Upaya untuk Mencegah Penyalahgunaan Hubungan Istimewa
a. Meningkatkan Keterbukaan:
Dalam rangka meningkatkan keterbukaan, penting untuk memperbaiki pelaporan keuangan dan pajak agar transaksi dalam hubungan istimewa dapat teridentifikasi dengan lebih baik. Dengan adanya transparansi ini, pihak berwenang dapat dengan mudah menilai apakah transaksi tersebut sesuai dengan prinsip-prinsip perpajakan yang adil.
b. Penegakan Hukum yang Ketat:
Untuk meningkatkan penegakan hukum terhadap pelanggaran perpajakan yang melibatkan hubungan istimewa, diperlukan sanksi yang tegas sebagai bentuk detterent yang efektif. Hal ini dapat menjadi peringatan bagi pihak-pihak yang berusaha menghindari pajak dengan cara yang tidak etis.
c. Pengembangan Kebijakan Perpajakan yang Cermat:
Dalam rangka mencegah penyalahgunaan hubungan istimewa, perlu dilakukan revisi atau pengembangan kebijakan perpajakan yang bijaksana dan adil. Ini melibatkan peninjauan kembali pengaturan perpajakan dan penyesuaian kebijakan sesuai dengan perkembangan ekonomi dan sosial.

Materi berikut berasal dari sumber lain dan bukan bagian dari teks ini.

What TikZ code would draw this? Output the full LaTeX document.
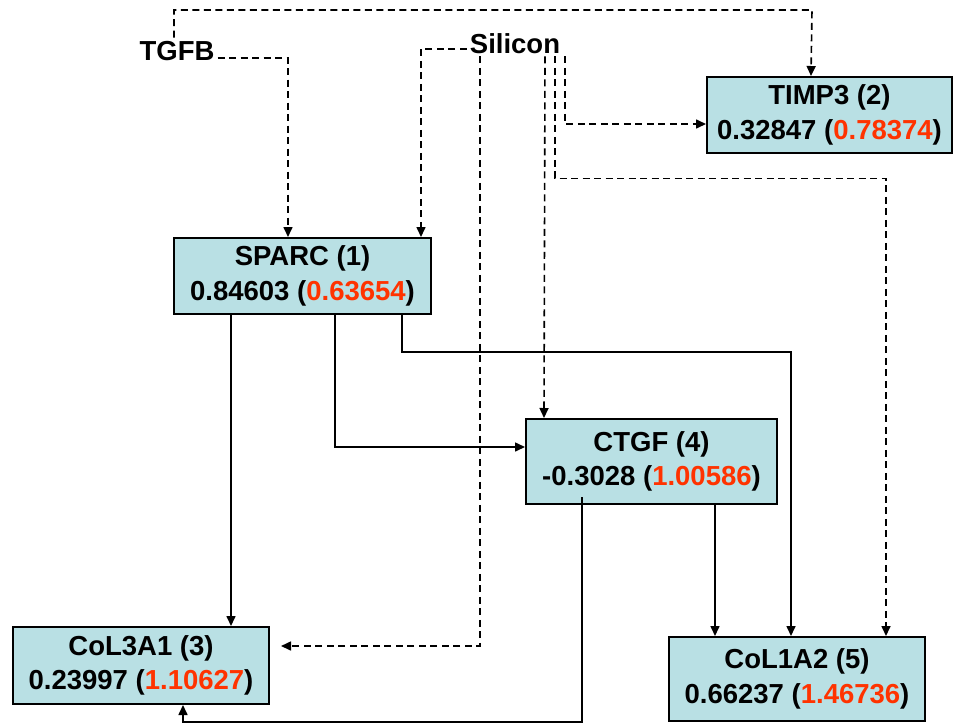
\documentclass[tikz,border=0pt]{standalone}
\usepackage{fontspec}
\setmainfont{Liberation Sans}
\usetikzlibrary{arrows.meta,calc}
\definecolor{boxfill}{RGB}{185,224,228}
\definecolor{hot}{RGB}{255,51,0}
\tikzset{
  genebox/.style={draw=black, line width=2pt, fill=boxfill, align=center,
    inner sep=0pt, font=\fontsize{27.5}{34.5}\selectfont\bfseries},
  lbl/.style={inner sep=3pt, anchor=base, font=\fontsize{27.5}{34.5}\selectfont\bfseries},
  conn/.style={line width=1.6pt, -{Triangle[length=10pt,width=9pt]}},
  dconn/.style={conn, dash pattern=on 7pt off 4.5pt},
}
\begin{document}
\begin{tikzpicture}[x=1pt,y=-1pt]
\useasboundingbox (0,0) rectangle (954,723);
% nodes
\node[genebox, minimum width=245pt, minimum height=76pt] (timp3) at (829.5,115) {TIMP3 (2)\\0.32847 (\textcolor{hot}{0.78374})};
\node[genebox, minimum width=257pt, minimum height=76pt] (sparc) at (302.5,276) {SPARC (1)\\0.84603 (\textcolor{hot}{0.63654})};
\node[genebox, minimum width=251pt, minimum height=85pt] (ctgf) at (651.5,461.5) {CTGF (4)\\-0.3028 (\textcolor{hot}{1.00586})};
\node[genebox, minimum width=256pt, minimum height=77pt] (col3) at (141,665.5) {CoL3A1 (3)\\0.23997 (\textcolor{hot}{1.10627})};
\node[genebox, minimum width=256pt, minimum height=84pt] (col1) at (797,679) {CoL1A2 (5)\\0.66237 (\textcolor{hot}{1.46736})};
\node[lbl] (tgfb) at (177,60) {TGFB};
\node[lbl] (silicon) at (515,53) {Silicon};
% dashed connectors
\draw[dconn] ([xshift=-3pt]tgfb.north) |- (812,10) -- ([xshift=105pt]timp3.north west);
\draw[dconn] ([yshift=2pt]tgfb.base east) -| ([xshift=115pt]sparc.north west);
\draw[dconn] ([yshift=4pt]silicon.base west) -| ([xshift=248pt]sparc.north west);
\draw[dconn] ([xshift=-35pt]silicon.south) |- ($(col3.north east)+(11,20)$);
\draw[dconn] ([xshift=30pt]silicon.south) -- ([xshift=19pt]ctgf.north west);
\draw[dconn] ([xshift=40pt]silicon.south) -- ++(0,122) -| ([xshift=218pt]col1.north west);
\draw[dconn] ([xshift=50pt]silicon.south) |- ([yshift=-9pt]timp3.west);
% solid connectors
\draw[conn] ([xshift=58pt]sparc.south west) -- ([xshift=219pt]col3.north west);
\draw[conn] ([xshift=162pt]sparc.south west) |- ([yshift=14.5pt]ctgf.west);
\draw[conn] ([xshift=229pt]sparc.south west) -- ++(0,37) -| ([xshift=123pt]col1.north west);
\draw[conn] ([xshift=190pt]ctgf.south west) -- ([xshift=47pt]col1.north west);
\draw[conn] ([xshift=57pt,yshift=8pt]ctgf.south west) -- ++(0,225) -| ([xshift=171pt]col3.south west);
\end{tikzpicture}
\end{document}
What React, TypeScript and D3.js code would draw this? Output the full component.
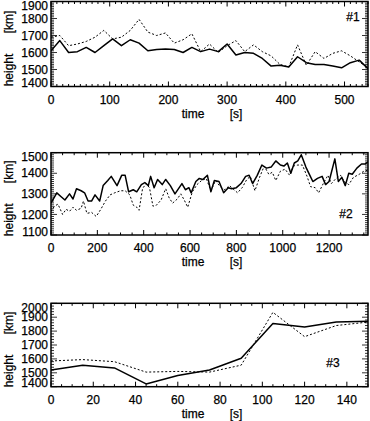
import React from "react";
import * as d3 from "d3";

// ---------- Panel #1 data ----------
const p1Time = [0, 15, 30, 45, 60, 75, 90, 105, 120, 135, 150, 165, 180, 195, 210, 225, 240, 255, 270, 285, 300, 315, 330, 345, 360, 375, 390, 405, 420, 435, 450, 465, 480, 495, 510, 525, 540];
const p1Solid = [1610, 1670, 1600, 1605, 1630, 1600, 1640, 1680, 1640, 1675, 1655, 1610, 1618, 1620, 1618, 1600, 1630, 1605, 1620, 1605, 1650, 1585, 1600, 1595, 1565, 1520, 1525, 1515, 1575, 1540, 1530, 1530, 1520, 1510, 1540, 1555, 1505];
const p1Dotted = [1690, 1700, 1640, 1650, 1665, 1690, 1730, 1680, 1690, 1730, 1795, 1720, 1700, 1715, 1655, 1675, 1710, 1605, 1650, 1600, 1640, 1670, 1605, 1645, 1605, 1580, 1530, 1515, 1645, 1525, 1605, 1565, 1595, 1610, 1580, 1545, 1510];

// ---------- Panel #2 data ----------
const p2SolidTime = [0, 25, 45, 60, 80, 95, 110, 130, 145, 160, 175, 190, 210, 225, 245, 260, 285, 305, 320, 335, 355, 370, 390, 405, 420, 430, 445, 460, 480, 495, 515, 535, 565, 580, 595, 605, 625, 640, 655, 675, 690, 705, 725, 745, 765, 780, 800, 820, 840, 855, 870, 890, 910, 930, 950, 970, 990, 1005, 1020, 1035, 1050, 1065, 1080, 1100, 1115, 1130, 1150, 1170, 1185, 1200, 1225, 1240, 1255, 1270, 1285, 1300, 1320, 1340, 1355, 1368];
const p2Solid = [1255, 1305, 1285, 1270, 1300, 1275, 1325, 1315, 1305, 1265, 1265, 1295, 1265, 1340, 1365, 1385, 1340, 1390, 1390, 1310, 1320, 1310, 1345, 1355, 1340, 1385, 1330, 1370, 1345, 1370, 1340, 1300, 1350, 1320, 1330, 1305, 1360, 1375, 1370, 1390, 1310, 1365, 1360, 1305, 1330, 1325, 1330, 1350, 1385, 1390, 1350, 1390, 1440, 1425, 1430, 1460, 1440, 1435, 1450, 1400, 1450, 1460, 1490, 1430, 1395, 1360, 1375, 1385, 1345, 1360, 1470, 1360, 1380, 1340, 1400, 1395, 1425, 1445, 1445, 1455];
const p2DottedTime = [0, 15, 30, 50, 65, 80, 95, 110, 130, 140, 155, 175, 195, 215, 235, 255, 275, 300, 320, 340, 355, 370, 380, 395, 410, 425, 440, 455, 475, 495, 510, 525, 545, 560, 575, 590, 610, 630, 650, 670, 690, 710, 730, 750, 770, 790, 805, 825, 845, 860, 880, 900, 920, 940, 955, 970, 990, 1010, 1030, 1045, 1065, 1085, 1105, 1120, 1140, 1155, 1175, 1195, 1210, 1230, 1250, 1265, 1285, 1305, 1330, 1350, 1368];
const p2Dotted = [1215, 1240, 1250, 1200, 1225, 1215, 1235, 1220, 1230, 1265, 1205, 1210, 1190, 1225, 1265, 1295, 1305, 1315, 1315, 1295, 1245, 1235, 1220, 1325, 1350, 1330, 1240, 1245, 1270, 1325, 1280, 1255, 1275, 1300, 1270, 1235, 1310, 1345, 1365, 1375, 1315, 1365, 1335, 1320, 1340, 1320, 1305, 1330, 1370, 1385, 1315, 1380, 1435, 1395, 1405, 1365, 1410, 1420, 1390, 1435, 1440, 1440, 1385, 1335, 1330, 1305, 1350, 1390, 1350, 1375, 1390, 1360, 1345, 1380, 1395, 1410, 1415];

// ---------- Panel #3 data ----------
const p3Time = [0, 15, 30, 45, 60, 75, 90, 105, 120, 135, 150];
const p3Solid = [1520, 1555, 1535, 1420, 1480, 1520, 1605, 1855, 1830, 1865, 1870];
const p3Dotted = [1585, 1595, 1580, 1505, 1510, 1505, 1555, 1935, 1760, 1840, 1865];

const FONT = "'Liberation Sans', Arial, Helvetica, sans-serif";
const LEFT = 51;
const RIGHT = 368;

type PanelProps = {
  id: string;
  top: number;
  bottom: number;
  xDomain: [number, number];
  yDomain: [number, number];
  xMajor: number;
  xMinor: number;
  yMajor: number;
  yMinor: number;
  solidT: number[];
  solidV: number[];
  dotT: number[];
  dotV: number[];
  tag: string;
  tagX: number;
  tagY: number;
};

function range(a: number, b: number, step: number): number[] {
  const out: number[] = [];
  for (let v = a; v <= b + 1e-9; v += step) out.push(Math.round(v * 1000) / 1000);
  return out;
}

const textStyle = {
  fontSize: 12,
  fontFamily: FONT,
  fill: "#000",
  stroke: "#000",
  strokeWidth: 0.25,
} as const;

function Panel(p: PanelProps) {
  const x = d3.scaleLinear().domain(p.xDomain).range([LEFT, RIGHT]);
  const y = d3.scaleLinear().domain(p.yDomain).range([p.bottom, p.top]);
  const line = d3
    .line<[number, number]>()
    .x((d) => x(d[0]))
    .y((d) => y(d[1]));
  const solid = line(p.solidT.map((t, i) => [t, p.solidV[i]]) as [number, number][]) || "";
  const dotted = line(p.dotT.map((t, i) => [t, p.dotV[i]]) as [number, number][]) || "";

  const xMaj = range(Math.ceil(p.xDomain[0] / p.xMajor) * p.xMajor, p.xDomain[1], p.xMajor);
  const xMin = range(Math.ceil(p.xDomain[0] / p.xMinor) * p.xMinor, p.xDomain[1], p.xMinor);
  const yMaj = range(Math.ceil(p.yDomain[0] / p.yMajor) * p.yMajor, p.yDomain[1], p.yMajor);
  const yMin = range(Math.ceil(p.yDomain[0] / p.yMinor) * p.yMinor, p.yDomain[1], p.yMinor);

  const clipId = "clip-" + p.id;
  const midY = (p.top + p.bottom) / 2;
  const xLabelY = p.bottom + 13;
  const titleY = p.bottom + 27;

  return (
    <g>
      <defs>
        <clipPath id={clipId}>
          <rect x={LEFT} y={p.top} width={RIGHT - LEFT} height={p.bottom - p.top} />
        </clipPath>
      </defs>
      <g clipPath={`url(#${clipId})`}>
        <path d={dotted} fill="none" stroke="#000" strokeWidth={1} strokeDasharray="2,2" />
        <path d={solid} fill="none" stroke="#000" strokeWidth={1.5} strokeLinejoin="round" />
      </g>
      <rect x={LEFT} y={p.top} width={RIGHT - LEFT} height={p.bottom - p.top} fill="none" stroke="#000" strokeWidth={1.5} />
      {xMin.map((v) => {
        const major = xMaj.some((m) => Math.abs(m - v) < 1e-6);
        const len = major ? 5 : 2.5;
        return (
          <g key={"xt" + v}>
            <line x1={x(v)} x2={x(v)} y1={p.bottom} y2={p.bottom - len} stroke="#000" strokeWidth={1} />
            <line x1={x(v)} x2={x(v)} y1={p.top} y2={p.top + len} stroke="#000" strokeWidth={1} />
          </g>
        );
      })}
      {yMin.map((v) => {
        const major = yMaj.some((m) => Math.abs(m - v) < 1e-6);
        const len = major ? 6 : 3;
        return (
          <g key={"yt" + v}>
            <line x1={LEFT} x2={LEFT + len} y1={y(v)} y2={y(v)} stroke="#000" strokeWidth={0.8} />
            <line x1={RIGHT} x2={RIGHT - len} y1={y(v)} y2={y(v)} stroke="#000" strokeWidth={0.8} />
          </g>
        );
      })}
      {xMaj.map((v) => (
        <text key={"xl" + v} x={x(v)} y={xLabelY} dy="0.35em" textAnchor="middle" style={textStyle}>
          {v}
        </text>
      ))}
      {yMaj.map((v) => {
        const yy = Math.min(Math.max(y(v), p.top + 4), p.bottom - 3.5);
        return (
          <text key={"yl" + v} x={LEFT - 3} y={yy} dy="0.35em" textAnchor="end" style={textStyle}>
            {v}
          </text>
        );
      })}
      <text x={193} y={titleY} dy="0.35em" textAnchor="middle" style={textStyle}>
        time
      </text>
      <text x={236} y={titleY} dy="0.35em" textAnchor="middle" style={textStyle}>
        [s]
      </text>
      <text transform={`translate(9,${midY + 26}) rotate(-90)`} dy="0.35em" textAnchor="middle" style={textStyle}>
        height
      </text>
      <text transform={`translate(9,${midY - 22}) rotate(-90)`} dy="0.35em" textAnchor="middle" style={textStyle}>
        [km]
      </text>
      <text x={p.tagX} y={p.tagY} dy="0.35em" textAnchor="middle" style={textStyle}>
        {p.tag}
      </text>
    </g>
  );
}

export default function App() {
  return (
    <svg width={370} height={421} style={{ position: "absolute", left: 0, top: 0, background: "#fff" }}>
      <rect x={0} y={0} width={370} height={421} fill="#fff" />
      <Panel
        id="p1"
        top={1.5}
        bottom={86.5}
        xDomain={[0, 540]}
        yDomain={[1400, 1900]}
        xMajor={100}
        xMinor={10}
        yMajor={100}
        yMinor={10}
        solidT={p1Time}
        solidV={p1Solid}
        dotT={p1Time}
        dotV={p1Dotted}
        tag="#1"
        tagX={353}
        tagY={17}
      />
      <Panel
        id="p2"
        top={152.7}
        bottom={235}
        xDomain={[0, 1368]}
        yDomain={[1100, 1500]}
        xMajor={200}
        xMinor={50}
        yMajor={100}
        yMinor={10}
        solidT={p2SolidTime}
        solidV={p2Solid}
        dotT={p2DottedTime}
        dotV={p2Dotted}
        tag="#2"
        tagX={346}
        tagY={214}
      />
      <Panel
        id="p3"
        top={303.3}
        bottom={386.7}
        xDomain={[0, 150]}
        yDomain={[1400, 2000]}
        xMajor={20}
        xMinor={5}
        yMajor={100}
        yMinor={20}
        solidT={p3Time}
        solidV={p3Solid}
        dotT={p3Time}
        dotV={p3Dotted}
        tag="#3"
        tagX={333}
        tagY={363}
      />
    </svg>
  );
}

Pentingnya pengelolaan hubungan istimewa dalam konteks perpajakan tidak hanya untuk memastikan keadilan dalam pembayaran pajak, tetapi juga untuk mendukung keberlanjutan keuangan negara. Oleh karena itu, diperlukan kerjasama antara pemerintah, otoritas pajak, dan sektor swasta dalam menciptakan lingkungan perpajakan yang adil, transparan, dan efisien. Hal ini akan mendorong pertumbuhan ekonomi yang berkelanjutan dan inklusif.